The right-leaning anti-liberals are more often found in the punditry, conservative think tanks, and even in the ranks of actual political parties (particularly in Europe). The Christian publication First Things is a particular hub of media activity for these anti-liberals, as is the American Conservative magazine. Sympathetic writers can be found at outlets ranging from the New York Times to National Review to the New York PostSen. Josh Hawley (R-MO) is a conservative anti-liberal; on the far right, anti-liberals include Hungarian Prime Minister Viktor Orbán and Polish European Parliament member Ryzard Legutko…

They believe that liberalism’s vaunted neutrality — its claim to respect all citizens’ freedom to follow their own paths in life — is a sham. Liberalism can only truly tolerate belief systems that cohere with its vision of freedom, and will actively attempt to stamp out worldviews that it concludes are hostile to that ideal. In the right anti-liberal imaginary, liberal tolerance is fundamentally intolerant.

Hence attempts to force Hobby Lobby’s insurance to cover birth control and Christian bakers to make cakes for gay weddings

I don’t know if I’d go so far as to say the left’s tolerance is fundamentally intolerant but it’s certainly not equally tolerant to all. There seems to be no hesitation about mocking the faith of Christians. Just a decade ago that was all the rage. There was a publishing boom around new atheism and many think-pieces about the threat of “dominionists,” but the number of progressives who’ve said or written a bad word about Islam or Muhammad can be counted on one hand and even then it’s usually followed by a backlash from other progressives.

There’s also something to be said for the individual freedom of Christian bakers. After all, the Supreme Court did decide last year (in a decision written by Justice Kennedy) that baker Jack Phillips was religiously discriminated against by the Colorado agency that looked into his case. Does Beauchamp believe that Justice Kennedy, the Court’s former swing-voter, was at war with liberalism?

But where Beauchamp’s analysis really falls down is when he considers the threat posed by the left. I think he identifies the threat correctly but he immediately downplays it in a way that suggests he’s not interested in pursuing this line of inquiry very far:

The core concepts of the leftist narrative have been worked out for decades by Marx-influenced scholars like the University of Pennsylvania’s Adolph Reed Jr., the New School’s Nancy Fraser, and the City University of New York’s David Harvey. It’s become prominent thanks to the emergence of vibrant leftist magazines like Jacobin and its adoption by prominent public intellectuals like Mishra…
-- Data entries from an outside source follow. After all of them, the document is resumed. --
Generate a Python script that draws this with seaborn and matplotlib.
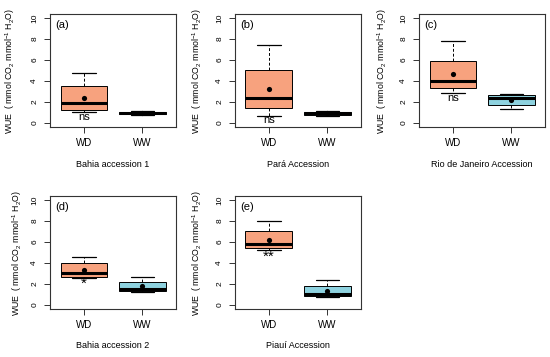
import numpy as np
import pandas as pd
import matplotlib
matplotlib.use("Agg")
import matplotlib.pyplot as plt
import seaborn as sns

# ---- data ----
groups = ["WD", "WW"]
panel_letters = ["(a)", "(b)", "(c)", "(d)", "(e)"]
panel_names = ["Bahia accession 1", "Pará Accession", "Rio de Janeiro Accession",
               "Bahia accession 2", "Piauí Accession"]
# five-number summaries: [lower whisker, Q1, median, Q3, upper whisker]
wd_a = [1.0, 1.19, 1.89, 3.54, 4.76]
ww_a = [0.72, 0.80, 0.93, 1.07, 1.10]
wd_b = [0.65, 1.39, 2.39, 5.02, 7.48]
ww_b = [0.65, 0.78, 0.95, 1.07, 1.12]
wd_c = [2.88, 3.31, 3.98, 5.95, 7.85]
ww_c = [1.35, 1.74, 2.37, 2.67, 2.77]
wd_d = [2.60, 2.65, 3.00, 3.97, 4.58]
ww_d = [1.25, 1.30, 1.52, 2.20, 2.63]
wd_e = [5.20, 5.42, 5.83, 7.02, 7.98]
ww_e = [0.78, 0.82, 1.03, 1.80, 2.37]
means_wd = [2.38, 3.23, 4.67, 3.30, 6.22]
means_ww = [0.93, 0.97, 2.22, 1.76, 1.32]
signif = ["ns", "ns", "ns", "*", "**"]
signif_y = [0.55, 0.26, 2.38, 2.28, 4.87]

wd_all = [wd_a, wd_b, wd_c, wd_d, wd_e]
ww_all = [ww_a, ww_b, ww_c, ww_d, ww_e]

# ---- style ----
sns.set_style("ticks")
plt.rcParams["font.family"] = ["Liberation Sans", "DejaVu Sans"]
plt.rcParams["mathtext.fontset"] = "custom"
plt.rcParams["mathtext.rm"] = "Liberation Sans"
plt.rcParams["mathtext.default"] = "regular"
plt.rcParams["text.color"] = "black"
plt.rcParams["axes.labelcolor"] = "black"
plt.rcParams["xtick.color"] = "black"
plt.rcParams["ytick.color"] = "black"

palette = {"WD": "#F7A27E", "WW": "#8ED2DF"}

W, H = 550, 357
fig = plt.figure(figsize=(5.5, 3.57), dpi=100)

# axes boxes in pixels: left, top, width, height
boxes = [(50, 14, 126, 113), (235, 14, 126, 113), (419, 14, 126, 113),
         (50, 196, 126, 113), (235, 196, 126, 113)]
ylab_x = [-0.317, -0.30, -0.29, -0.26, -0.30]

ylabel = r"WUE  ( mmol CO$_2$ mmol$^{-1}$ H$_2$O)"

for i in range(5):
    l, t, w, h = boxes[i]
    ax = fig.add_axes([l / W, 1 - (t + h) / H, w / W, h / H])
    df = pd.DataFrame({
        "group": ["WD"] * 5 + ["WW"] * 5,
        "wue": list(wd_all[i]) + list(ww_all[i]),
    })
    sns.boxplot(data=df, x="group", y="wue", hue="group", palette=palette,
                order=groups, hue_order=groups, legend=False, whis=np.inf,
                width=0.8, saturation=1, linecolor="black", linewidth=0.7,
                ax=ax,
                whiskerprops={"linestyle": (0, (3, 2)), "linewidth": 0.7},
                capprops={"linewidth": 0.9},
                medianprops={"linewidth": 2.2, "color": "black"},
                showfliers=False)
    mdf = pd.DataFrame({"group": groups, "mean": [means_wd[i], means_ww[i]]})
    sns.scatterplot(data=mdf, x="group", y="mean", color="black", s=14,
                    edgecolor="black", linewidth=0, zorder=5, ax=ax)

    is_star = "*" in signif[i]
    ax.text(0, signif_y[i] - (0.3 if is_star else 0), signif[i],
            ha="center", va="center",
            fontsize=11 if is_star else 8, zorder=6)
    ax.text(0.045, 0.945, panel_letters[i], transform=ax.transAxes,
            ha="left", va="top", fontsize=8)

    ax.set_xlim(-0.58, 1.58)
    ax.set_ylim(-0.4, 10.4)
    ax.set_yticks([0, 2, 4, 6, 8, 10])
    ax.set_yticklabels(["0", "2", "4", "6", "8", "10"], rotation=90,
                       va="center", fontsize=6)
    ax.set_xticks([0, 1])
    ax.set_xticklabels(groups, fontsize=7)
    ax.tick_params(axis="both", direction="out", length=4, width=0.7,
                   color="#333333")
    ax.tick_params(axis="y", pad=4.5)
    ax.tick_params(axis="x", pad=4)
    for s in ax.spines.values():
        s.set_visible(True)
        s.set_linewidth(0.8)
        s.set_color("#333333")

    ax.set_xlabel(panel_names[i], fontsize=6.5)
    ax.xaxis.label.set_va("center")
    ax.xaxis.set_label_coords(0.5, -37 / 113)
    ax.set_ylabel(ylabel, fontsize=6.3)
    ax.yaxis.label.set_va("center")
    ax.yaxis.set_label_coords(ylab_x[i], 0.5)

fig.savefig("out.png", dpi=100)
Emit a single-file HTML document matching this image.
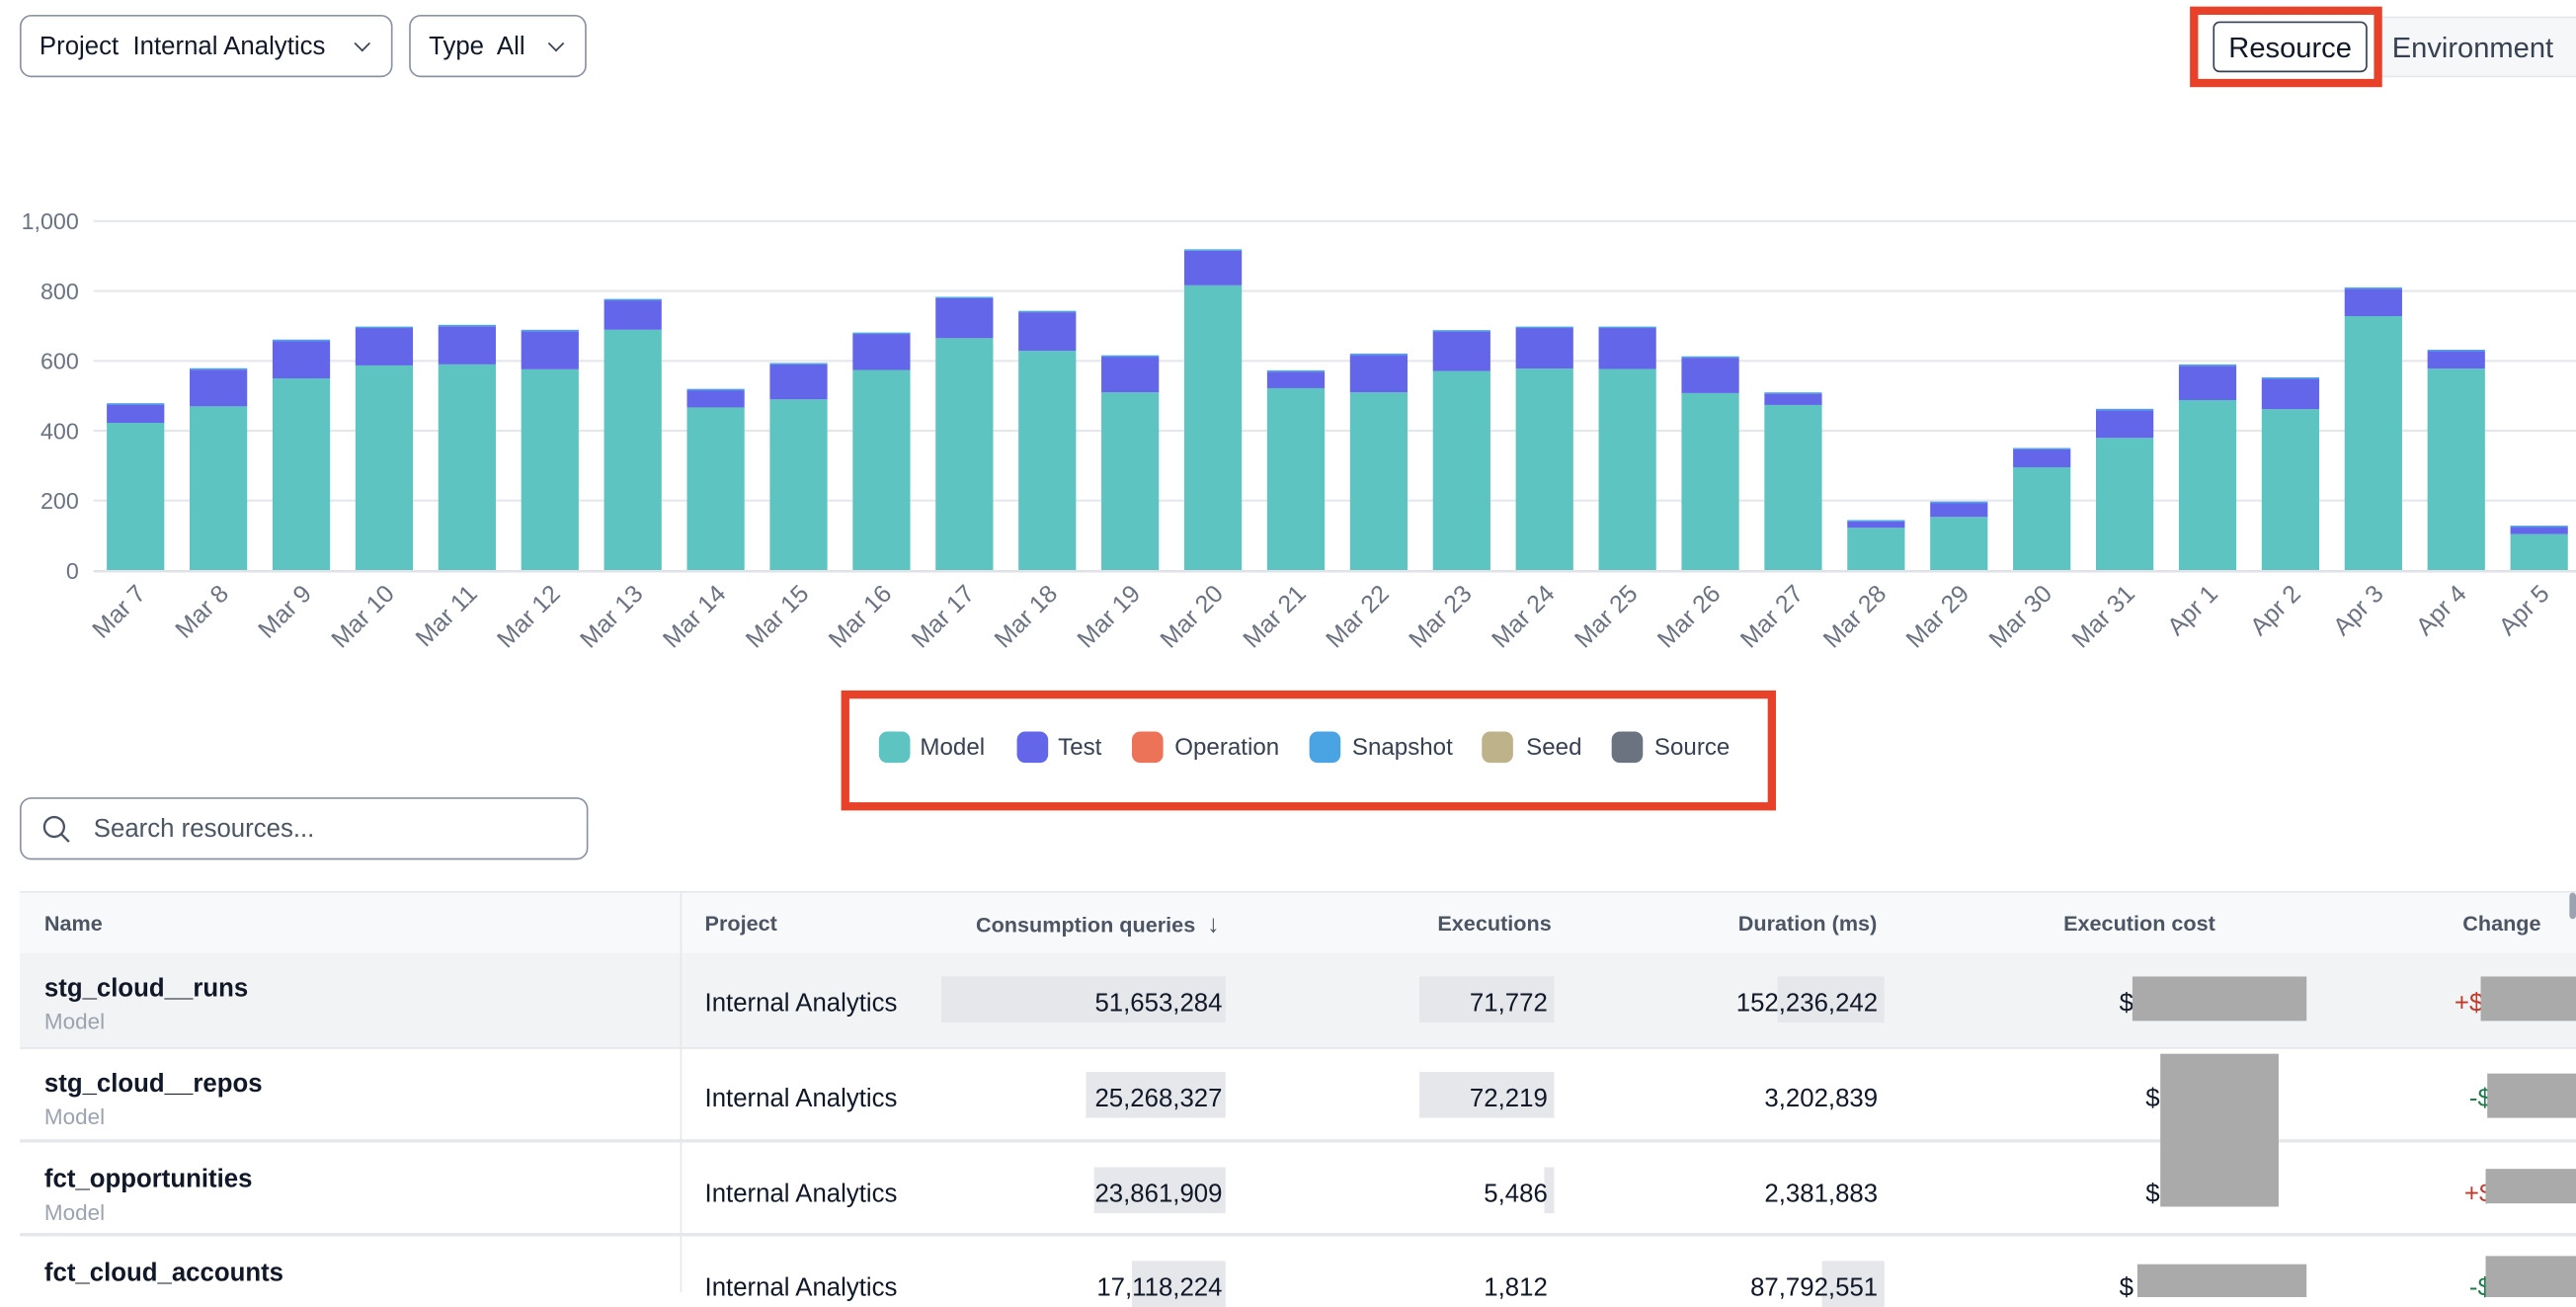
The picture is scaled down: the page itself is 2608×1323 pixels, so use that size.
<!DOCTYPE html>
<html><head><meta charset="utf-8"><style>
html,body{margin:0;padding:0;background:#fff;}
body{width:2608px;height:1308px;overflow:hidden;position:relative;}
#w{position:absolute;left:0;top:0;width:1568px;height:786px;transform:scale(1.66327,1.6641);transform-origin:0 0;font-family:"Liberation Sans",sans-serif;color:#111827;}
.a{position:absolute;}
.dd{position:absolute;border:1.3px solid #8b93a1;border-radius:7px;box-sizing:border-box;font-size:15.5px;color:#111827;line-height:38px;}
.chev{display:inline-block;width:6px;height:6px;border-right:1.3px solid #374151;border-bottom:1.3px solid #374151;transform:rotate(45deg);position:absolute;top:13px;}
.hd{position:absolute;font-size:13px;font-weight:bold;color:#4b5563;top:554px;}
.num{position:absolute;font-size:15.5px;color:#111827;text-align:right;}
.gb{position:absolute;background:#e5e7eb;}
.red{position:absolute;background:#aaaaaa;}
.nm{position:absolute;left:27px;font-size:15.5px;font-weight:bold;color:#111827;}
.ty{position:absolute;left:27px;font-size:13.5px;color:#9ca3af;}
.pr{position:absolute;left:429px;font-size:15.5px;color:#111827;}
</style></head><body><div id="w">
<div class="dd" style="left:12px;top:9px;width:227px;height:38px;padding-left:11px;">Project&nbsp; Internal Analytics<span class="chev" style="left:204px"></span></div>
<div class="dd" style="left:249px;top:9px;width:108px;height:38px;padding-left:11px;">Type&nbsp; All<span class="chev" style="left:85px"></span></div>

<div class="a" style="left:1440px;top:10px;width:130px;height:37px;background:#f6f7f9;border:1px solid #e5e7eb;box-sizing:border-box;"></div>
<div class="a" style="left:1456px;top:11px;line-height:37px;font-size:17.5px;color:#374151;">Environment</div>
<div class="a" style="left:1333px;top:4px;width:117px;height:49px;border:5px solid #e8412a;box-sizing:border-box;background:#fff;"></div>
<div class="a" style="left:1347px;top:13px;width:94px;height:31px;border:1.3px solid #374151;border-radius:4px;box-sizing:border-box;text-align:center;line-height:30px;font-size:17.5px;color:#111827;">Resource</div>

<svg class="a" style="left:0;top:0" width="1568" height="420" viewBox="0 0 1568 420">
<g stroke="#e5e7eb" stroke-width="1.3">
<line x1="57" x2="1568" y1="134.5" y2="134.5"/><line x1="57" x2="1568" y1="177" y2="177"/><line x1="57" x2="1568" y1="219.5" y2="219.5"/><line x1="57" x2="1568" y1="262" y2="262"/><line x1="57" x2="1568" y1="304.5" y2="304.5"/>
</g>
<g font-family="Liberation Sans" font-size="14" fill="#6b7280" text-anchor="end">
<text x="48" y="139.5">1,000</text><text x="48" y="182">800</text><text x="48" y="224.5">600</text><text x="48" y="267">400</text><text x="48" y="309.5">200</text><text x="48" y="352">0</text>
</g>
<g id="bars"></g>
<line x1="57" x2="1568" y1="347.5" y2="347.5" stroke="#e0e2e8" stroke-width="1.5"/>
<g id="lbl" font-family="Liberation Sans" font-size="15" fill="#6b7280" text-anchor="end"></g>
</svg>
<script>
var d=[[422,478],[469,578],[549,660],[586,697],[589,702],[575,688],[688,776],[466,519],[489,593],[573,680],[664,782],[628,742],[509,615],[815,918],[521,572],[509,620],[570,687],[577,697],[576,697],[507,612],[473,509],[122,144],[153,197],[295,350],[379,462],[487,589],[461,552],[727,809],[577,631],[104,128]];
var names=[];for(var i=7;i<=31;i++)names.push("Mar "+i);for(var i=1;i<=5;i++)names.push("Apr "+i);
var s="",l="",k=0.2128;
for(var i=0;i<30;i++){var c=82.5+i*50.45,x=c-17.5,m=d[i][0],t=d[i][1];
var ym=347-m*k,yt=347-t*k,ys=347-(t-4)*k;
s+='<rect x="'+x+'" y="'+ym+'" width="35" height="'+(347-ym)+'" fill="#5ec4c1"/>';
s+='<rect x="'+x+'" y="'+ys+'" width="35" height="'+(ym-ys)+'" fill="#6366e9"/>';
s+='<rect x="'+x+'" y="'+yt+'" width="35" height="'+(ys-yt)+'" fill="#4aa3e2"/>';
var ax=c+7,ay=362;
l+='<text x="'+ax+'" y="'+ay+'" transform="rotate(-45 '+ax+' '+ay+')">'+names[i]+'</text>';}
document.getElementById("bars").innerHTML=s;document.getElementById("lbl").innerHTML=l;
</script>

<div class="a" style="left:512px;top:420px;width:569px;height:73px;border:5.5px solid #e8412a;box-sizing:border-box;"></div>
<div class="a" style="left:535px;top:445px;font-size:14.5px;color:#374151;line-height:19px;white-space:nowrap;">
<span style="position:absolute;left:0;width:19px;height:19px;border-radius:5px;background:#5ec4c1"></span><span style="position:absolute;left:25px;top:1px">Model</span>
<span style="position:absolute;left:84px;width:19px;height:19px;border-radius:5px;background:#6366e9"></span><span style="position:absolute;left:109px;top:1px">Test</span>
<span style="position:absolute;left:154px;width:19px;height:19px;border-radius:5px;background:#ec7357"></span><span style="position:absolute;left:180px;top:1px">Operation</span>
<span style="position:absolute;left:262px;width:19px;height:19px;border-radius:5px;background:#4aa3e2"></span><span style="position:absolute;left:288px;top:1px">Snapshot</span>
<span style="position:absolute;left:367px;width:19px;height:19px;border-radius:5px;background:#bdb28a"></span><span style="position:absolute;left:394px;top:1px">Seed</span>
<span style="position:absolute;left:446px;width:19px;height:19px;border-radius:5px;background:#6b7280"></span><span style="position:absolute;left:472px;top:1px">Source</span>
</div>

<div class="dd" style="left:12px;top:485px;width:346px;height:38px;padding-left:44px;color:#4b5563;font-size:15.5px;">Search resources...</div>
<svg class="a" style="left:25px;top:495px" width="20" height="20"><circle cx="8" cy="8" r="6" fill="none" stroke="#4b5563" stroke-width="1.4"/><line x1="12.5" y1="12.5" x2="17" y2="17" stroke="#4b5563" stroke-width="1.4"/></svg>

<div class="a" style="left:12px;top:542px;width:1556px;height:37px;background:#f8f9fb;border-top:1.5px solid #e5e7eb;border-bottom:1.5px solid #e5e7eb;"></div>
<div class="a" style="left:12px;top:580px;width:1556px;height:57px;background:#f2f3f5;border-bottom:1.5px solid #e5e7eb;"></div>
<div class="a" style="left:12px;top:693px;width:1556px;height:1.5px;background:#e5e7eb;"></div>
<div class="a" style="left:12px;top:750px;width:1556px;height:1.5px;background:#e5e7eb;"></div>
<div class="a" style="left:414px;top:543px;width:1px;height:243px;background:#e5e7eb;"></div>
<div class="a" style="left:1564px;top:543px;width:4px;height:16px;background:#9ca3af;border-radius:2px;"></div>

<div class="hd" style="left:27px">Name</div>
<div class="hd" style="left:429px">Project</div>
<div class="hd" style="left:594px">Consumption queries&nbsp; <span style="font-weight:normal;font-size:15px">↓</span></div>
<div class="hd" style="left:875px">Executions</div>
<div class="hd" style="left:1058px">Duration (ms)</div>
<div class="hd" style="left:1256px">Execution cost</div>
<div class="hd" style="left:1499px">Change</div>

<div class="nm" style="top:593px">stg_cloud__runs</div><div class="ty" style="top:614px">Model</div>
<div class="nm" style="top:651px">stg_cloud__repos</div><div class="ty" style="top:672px">Model</div>
<div class="nm" style="top:709px">fct_opportunities</div><div class="ty" style="top:730px">Model</div>
<div class="nm" style="top:766px">fct_cloud_accounts</div>
<div class="pr" style="top:602px">Internal Analytics</div>
<div class="pr" style="top:660px">Internal Analytics</div>
<div class="pr" style="top:718px">Internal Analytics</div>
<div class="pr" style="top:775px">Internal Analytics</div>

<div class="gb" style="left:573px;top:594px;width:173px;height:28px"></div>
<div class="gb" style="left:661px;top:652px;width:85px;height:28px"></div>
<div class="gb" style="left:666px;top:710px;width:80px;height:28px"></div>
<div class="gb" style="left:689px;top:767px;width:57px;height:28px"></div>
<div class="gb" style="left:864px;top:594px;width:82px;height:28px"></div>
<div class="gb" style="left:864px;top:652px;width:82px;height:28px"></div>
<div class="gb" style="left:940px;top:710px;width:6px;height:28px"></div>
<div class="gb" style="left:1082px;top:594px;width:65px;height:28px"></div>
<div class="gb" style="left:1109px;top:767px;width:38px;height:28px"></div>

<div class="num" style="right:824px;top:602px">51,653,284</div>
<div class="num" style="right:824px;top:660px">25,268,327</div>
<div class="num" style="right:824px;top:718px">23,861,909</div>
<div class="num" style="right:824px;top:775px">17,118,224</div>
<div class="num" style="right:626px;top:602px">71,772</div>
<div class="num" style="right:626px;top:660px">72,219</div>
<div class="num" style="right:626px;top:718px">5,486</div>
<div class="num" style="right:626px;top:775px">1,812</div>
<div class="num" style="right:425px;top:602px">152,236,242</div>
<div class="num" style="right:425px;top:660px">3,202,839</div>
<div class="num" style="right:425px;top:718px">2,381,883</div>
<div class="num" style="right:425px;top:775px">87,792,551</div>

<div class="num" style="left:1290px;top:602px">$</div>
<div class="num" style="left:1306px;top:660px">$</div>
<div class="num" style="left:1306px;top:718px">$</div>
<div class="num" style="left:1290px;top:775px">$</div>
<div class="red" style="left:1298px;top:594px;width:106px;height:27px"></div>
<div class="red" style="left:1315px;top:641px;width:72px;height:93px"></div>
<div class="red" style="left:1301px;top:769px;width:103px;height:20px"></div>

<div class="num" style="left:1494px;top:602px;color:#c0392b">+$</div>
<div class="num" style="left:1503px;top:660px;color:#1e7a4a">-$</div>
<div class="num" style="left:1500px;top:718px;color:#c0392b">+$</div>
<div class="num" style="left:1503px;top:775px;color:#1e7a4a">-$</div>
<div class="red" style="left:1510px;top:594px;width:58px;height:27px"></div>
<div class="red" style="left:1514px;top:653px;width:54px;height:27px"></div>
<div class="red" style="left:1513px;top:711px;width:55px;height:21px"></div>
<div class="red" style="left:1513px;top:764px;width:55px;height:25px"></div>
</div></body></html>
So long as capitalists are free from democratic constraint, leftists argue, liberal democracy is on dangerous footing. The super-rich use the power their accumulated wealth provides to influence political life, rearranging policy to protect and expand their fortunes. The rise of neoliberalism is, per the socialist writer Peter Frase, this process in action: proof that capitalism will invariably corrupt liberalism’s promise of freedom and equality.

For all their anti-liberal rhetoric, virtually none of today’s serious left critics of liberalism are Stalinists or Maoists — that is, opponents of democracy itself. They believe in liberal rights like freedom of expression, and pursue their revolutionary agenda through social organizing and democratic elections.

First of all, wow! That’s quite a bar you’ve set for the anti-liberals on the left. I mean, he can’t even say this is true of all left critics of liberalism, only of the “serious” ones. But can’t we equally say that none of today’s serious right-wing critics of liberalism are Hitler? If the standard being applied is that someone isn’t really an anti-liberal unless they’ve killed several million people to prove the point then I don’t think the writers at First Things are really that close to the line. It seems to me that two very different standards are being applied here.

Secondly, remember a few paragraphs earlier when I mentioned that Beauchamp never bothered to point out that some of the populists he was warning us about were actually democratic socialists? I have to wonder if that oversight was accidental because it really undercuts his point. In fact, some of today’s left critics of liberalism, like Daniel Ortega and Nicolas Maduro, are getting harder to distinguish from Stalin or Mao. You could even argue that Chinese Communism represents a sustained criticism of classical liberalism from the left.

And it’s not just foreign dictators. If you set the bar for anti-liberalism a little below Stalin, we’ve recently had presidential candidates on the left discuss plans to have “gun buybacks” which is a polite way of saying confiscation under threat of jail. Other priorities on the far-left agenda include court-packing, a favorite among dictators (like Maduro).

We also have far-left support for Antifa which goes far beyond the number of people actually wearing masks and breaking things in the streets. This is a group which intentionally resorts to political violence, yet they get defended and applauded by many on the left and even compared to veterans landing at Normandy by some journalists.

If you look, it’s not hard to find illiberalism on the left. Beauchamp mentions Jacobin favorably. My guess was that I could bring up the site and find some example of illiberalism on the current home page. I was not wrong:

So do the math on this. The UBI Sawicky describes requires $3.2 trillion while capital’s share is $5 trillion. It looks like the UBI already exists. It is just very unevenly distributed.

Liquidating the capitalist class will of course be difficult to pull off politically, but it is important that we distinguish between political difficulty and what is possible as a policy matter.

Again, it’s not Stalin. He’s not suggesting we liquidate the Kulaks. But what he is contemplating seems as anti-liberal in its intent as anything you’ll find at National Review.